## Begin

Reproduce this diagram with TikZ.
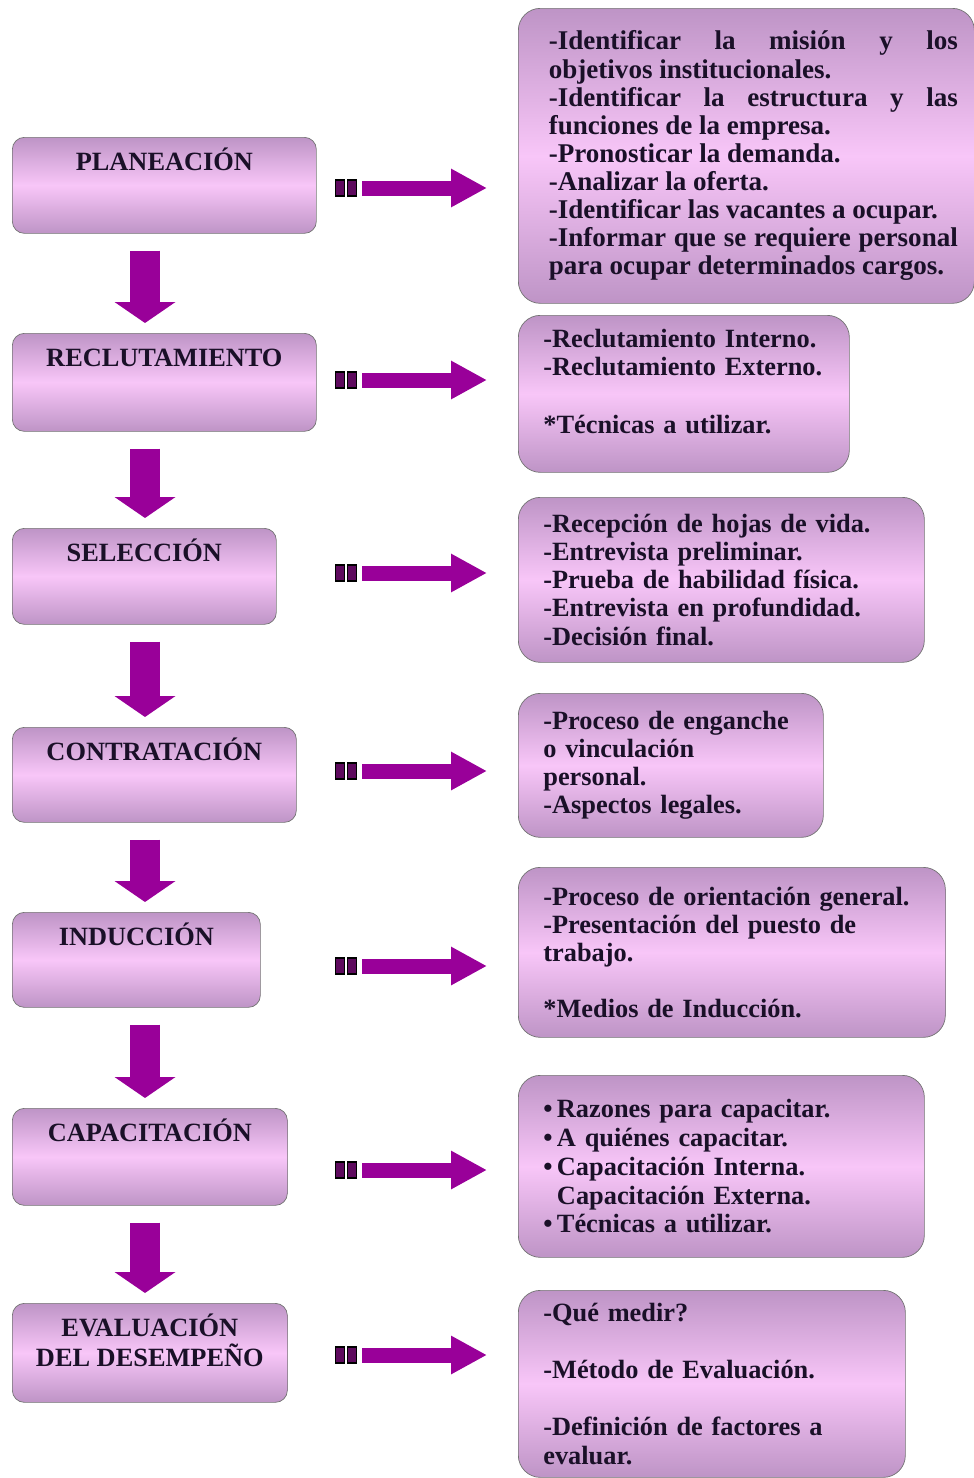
\documentclass[tikz,border=0pt]{standalone}
\usepackage{fontspec}
\setmainfont{Liberation Serif}
\usetikzlibrary{arrows.meta}
\setlength{\parindent}{0pt}
\newdimen\pu
\pu=0.02cm
\definecolor{boxedge}{HTML}{BE94C6}
\definecolor{boxmid}{HTML}{F8C6F8}
\definecolor{arrowcol}{HTML}{990099}
\definecolor{tailcol}{HTML}{5E0A5E}
\definecolor{inkcol}{HTML}{1A1028}
\tikzset{
  stage/.style={draw=black!55,rounded corners=12\pu,top color=boxedge,bottom color=boxedge,
    middle color=boxmid,anchor=north west,inner sep=0,align=center,text=inkcol,
    font=\fontsize{15}{17}\selectfont\bfseries,text height=33\pu},
  detail/.style={draw=black!55,rounded corners=22\pu,top color=boxedge,bottom color=boxedge,
    middle color=boxmid,anchor=north west,inner sep=0,align=left,text=inkcol,
    font=\fontsize{15}{16}\selectfont\bfseries},
  downarrow/.style={draw=arrowcol,line width=0.6cm,-{Triangle[length=0.42cm,width=1.2cm]},
    shorten <=0.34cm,shorten >=0.2cm},
  rightarrow/.style={draw=arrowcol,line width=0.3cm,-{Triangle[length=0.72cm,width=0.72cm]},
    shorten >=0.62cm},
  tailbox/.style={draw=black,fill=tailcol,line width=0.6pt,minimum width=0.18cm,
    minimum height=0.32cm,inner sep=0}
}

\begin{document}
\begin{tikzpicture}[x=1\pu,y=-1\pu]
\useasboundingbox (0,0) rectangle (974,1478);

% left column
\node[stage,minimum width=304\pu,text depth=63\pu] (plan) at (12,137) {PLANEACIÓN};
\node[stage,minimum width=304\pu,text depth=65\pu] (recl) at (12,333) {RECLUTAMIENTO};
\node[stage,minimum width=264\pu,text depth=63\pu] (sele) at (12,528) {SELECCIÓN};
\node[stage,minimum width=284\pu,text depth=62\pu] (cont) at (12,727) {CONTRATACIÓN};
\node[stage,minimum width=248\pu,text depth=62\pu] (indu) at (12,912) {INDUCCIÓN};
\node[stage,minimum width=275\pu,text depth=64\pu] (capa) at (12,1108) {CAPACITACIÓN};
\node[stage,minimum width=275\pu,text depth=36\pu,text height=63\pu] (eval) at (12,1303)
  {EVALUACIÓN\\DEL DESEMPEÑO};

% right column
\node[detail,minimum width=456\pu,minimum height=295\pu,text width=423\pu,align=justify,
  font=\fontsize{15.4}{16}\selectfont\bfseries] (plan-d) at (518,8)
  {\leftskip=14\pu
   -Identificar la misión y los\linebreak objetivos institucionales.\par
   -Identificar la estructura y las\linebreak funciones de la empresa.\par
   -Pronosticar la demanda.\par
   -Analizar la oferta.\par
   -Identificar las vacantes a ocupar.\par
   -Informar que se requiere personal\linebreak para ocupar determinados cargos.\par};
\node[detail,minimum width=331\pu,minimum height=157\pu,text width=281\pu] (recl-d) at (518,315)
  {-Reclutamiento Interno.\\-Reclutamiento Externo.\\[17pt]*Técnicas a utilizar.\\[-2pt]\mbox{}};
\node[detail,minimum width=406\pu,minimum height=165\pu,text width=356\pu] (sele-d) at (518,497)
  {-Recepción de hojas de vida.\\-Entrevista preliminar.\\-Prueba de habilidad física.\\
   -Entrevista en profundidad.\\-Decisión final.};
\node[detail,minimum width=305\pu,minimum height=144\pu,text width=255\pu] (cont-d) at (518,693)
  {-Proceso de enganche\\o vinculación\\personal.\\-Aspectos legales.};
\node[detail,minimum width=427\pu,minimum height=170\pu,text width=377\pu] (indu-d) at (518,867)
  {-Proceso de orientación general.\\-Presentación del puesto de\\trabajo.\\[16pt]*Medios de Inducción.};
\node[detail,minimum width=406\pu,minimum height=182\pu,text width=356\pu,
  font=\fontsize{15}{16.4}\selectfont\bfseries] (capa-d) at (518,1075)
  {\textbullet\,Razones para capacitar.\\\textbullet\,A quiénes capacitar.\\
   \textbullet\,Capacitación Interna.\\\phantom{\textbullet\,}Capacitación Externa.\\
   \textbullet\,Técnicas a utilizar.};
\node[detail,minimum width=387\pu,minimum height=187\pu,text width=337\pu,
  font=\fontsize{15}{16.4}\selectfont\bfseries] (eval-d) at (518,1290)
  {-Qué medir?\\[16pt]-Método de Evaluación.\\[16pt]-Definición de factores a\\evaluar.};

% down arrows
\coordinate (spine) at (145,0);
\foreach \a/\b in {plan/recl,recl/sele,sele/cont,cont/indu,indu/capa,capa/eval}
  \draw[downarrow] (\a.south -| spine) -- (\b.north -| spine);

% right arrows
\foreach \s/\y in {plan/188,recl/380,sele/573,cont/771,indu/966,capa/1170,eval/1355}{
  \node[tailbox] (\s-t1) at (340,\y) {};
  \node[tailbox] (\s-t2) at (352,\y) {};
  \coordinate (\s-a) at (362,\y);
  \draw[rightarrow] (\s-a) -- (\s-a -| \s-d.west);
}
\end{tikzpicture}
\end{document}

## End

Challenge
Output the lines above in full and exactly as given, omitting any pictures.

Response
Reproduce this diagram with TikZ.
\documentclass[tikz,border=0pt]{standalone}
\usepackage{fontspec}
\setmainfont{Liberation Serif}
\usetikzlibrary{arrows.meta}
\setlength{\parindent}{0pt}
\newdimen\pu
\pu=0.02cm
\definecolor{boxedge}{HTML}{BE94C6}
\definecolor{boxmid}{HTML}{F8C6F8}
\definecolor{arrowcol}{HTML}{990099}
\definecolor{tailcol}{HTML}{5E0A5E}
\definecolor{inkcol}{HTML}{1A1028}
\tikzset{
  stage/.style={draw=black!55,rounded corners=12\pu,top color=boxedge,bottom color=boxedge,
    middle color=boxmid,anchor=north west,inner sep=0,align=center,text=inkcol,
    font=\fontsize{15}{17}\selectfont\bfseries,text height=33\pu},
  detail/.style={draw=black!55,rounded corners=22\pu,top color=boxedge,bottom color=boxedge,
    middle color=boxmid,anchor=north west,inner sep=0,align=left,text=inkcol,
    font=\fontsize{15}{16}\selectfont\bfseries},
  downarrow/.style={draw=arrowcol,line width=0.6cm,-{Triangle[length=0.42cm,width=1.2cm]},
    shorten <=0.34cm,shorten >=0.2cm},
  rightarrow/.style={draw=arrowcol,line width=0.3cm,-{Triangle[length=0.72cm,width=0.72cm]},
    shorten >=0.62cm},
  tailbox/.style={draw=black,fill=tailcol,line width=0.6pt,minimum width=0.18cm,
    minimum height=0.32cm,inner sep=0}
}

\begin{document}
\begin{tikzpicture}[x=1\pu,y=-1\pu]
\useasboundingbox (0,0) rectangle (974,1478);

% left column
\node[stage,minimum width=304\pu,text depth=63\pu] (plan) at (12,137) {PLANEACIÓN};
\node[stage,minimum width=304\pu,text depth=65\pu] (recl) at (12,333) {RECLUTAMIENTO};
\node[stage,minimum width=264\pu,text depth=63\pu] (sele) at (12,528) {SELECCIÓN};
\node[stage,minimum width=284\pu,text depth=62\pu] (cont) at (12,727) {CONTRATACIÓN};
\node[stage,minimum width=248\pu,text depth=62\pu] (indu) at (12,912) {INDUCCIÓN};
\node[stage,minimum width=275\pu,text depth=64\pu] (capa) at (12,1108) {CAPACITACIÓN};
\node[stage,minimum width=275\pu,text depth=36\pu,text height=63\pu] (eval) at (12,1303)
  {EVALUACIÓN\\DEL DESEMPEÑO};

% right column
\node[detail,minimum width=456\pu,minimum height=295\pu,text width=423\pu,align=justify,
  font=\fontsize{15.4}{16}\selectfont\bfseries] (plan-d) at (518,8)
  {\leftskip=14\pu
   -Identificar la misión y los\linebreak objetivos institucionales.\par
   -Identificar la estructura y las\linebreak funciones de la empresa.\par
   -Pronosticar la demanda.\par
   -Analizar la oferta.\par
   -Identificar las vacantes a ocupar.\par
   -Informar que se requiere personal\linebreak para ocupar determinados cargos.\par};
\node[detail,minimum width=331\pu,minimum height=157\pu,text width=281\pu] (recl-d) at (518,315)
  {-Reclutamiento Interno.\\-Reclutamiento Externo.\\[17pt]*Técnicas a utilizar.\\[-2pt]\mbox{}};
\node[detail,minimum width=406\pu,minimum height=165\pu,text width=356\pu] (sele-d) at (518,497)
  {-Recepción de hojas de vida.\\-Entrevista preliminar.\\-Prueba de habilidad física.\\
   -Entrevista en profundidad.\\-Decisión final.};
\node[detail,minimum width=305\pu,minimum height=144\pu,text width=255\pu] (cont-d) at (518,693)
  {-Proceso de enganche\\o vinculación\\personal.\\-Aspectos legales.};
\node[detail,minimum width=427\pu,minimum height=170\pu,text width=377\pu] (indu-d) at (518,867)
  {-Proceso de orientación general.\\-Presentación del puesto de\\trabajo.\\[16pt]*Medios de Inducción.};
\node[detail,minimum width=406\pu,minimum height=182\pu,text width=356\pu,
  font=\fontsize{15}{16.4}\selectfont\bfseries] (capa-d) at (518,1075)
  {\textbullet\,Razones para capacitar.\\\textbullet\,A quiénes capacitar.\\
   \textbullet\,Capacitación Interna.\\\phantom{\textbullet\,}Capacitación Externa.\\
   \textbullet\,Técnicas a utilizar.};
\node[detail,minimum width=387\pu,minimum height=187\pu,text width=337\pu,
  font=\fontsize{15}{16.4}\selectfont\bfseries] (eval-d) at (518,1290)
  {-Qué medir?\\[16pt]-Método de Evaluación.\\[16pt]-Definición de factores a\\evaluar.};

% down arrows
\coordinate (spine) at (145,0);
\foreach \a/\b in {plan/recl,recl/sele,sele/cont,cont/indu,indu/capa,capa/eval}
  \draw[downarrow] (\a.south -| spine) -- (\b.north -| spine);

% right arrows
\foreach \s/\y in {plan/188,recl/380,sele/573,cont/771,indu/966,capa/1170,eval/1355}{
  \node[tailbox] (\s-t1) at (340,\y) {};
  \node[tailbox] (\s-t2) at (352,\y) {};
  \coordinate (\s-a) at (362,\y);
  \draw[rightarrow] (\s-a) -- (\s-a -| \s-d.west);
}
\end{tikzpicture}
\end{document}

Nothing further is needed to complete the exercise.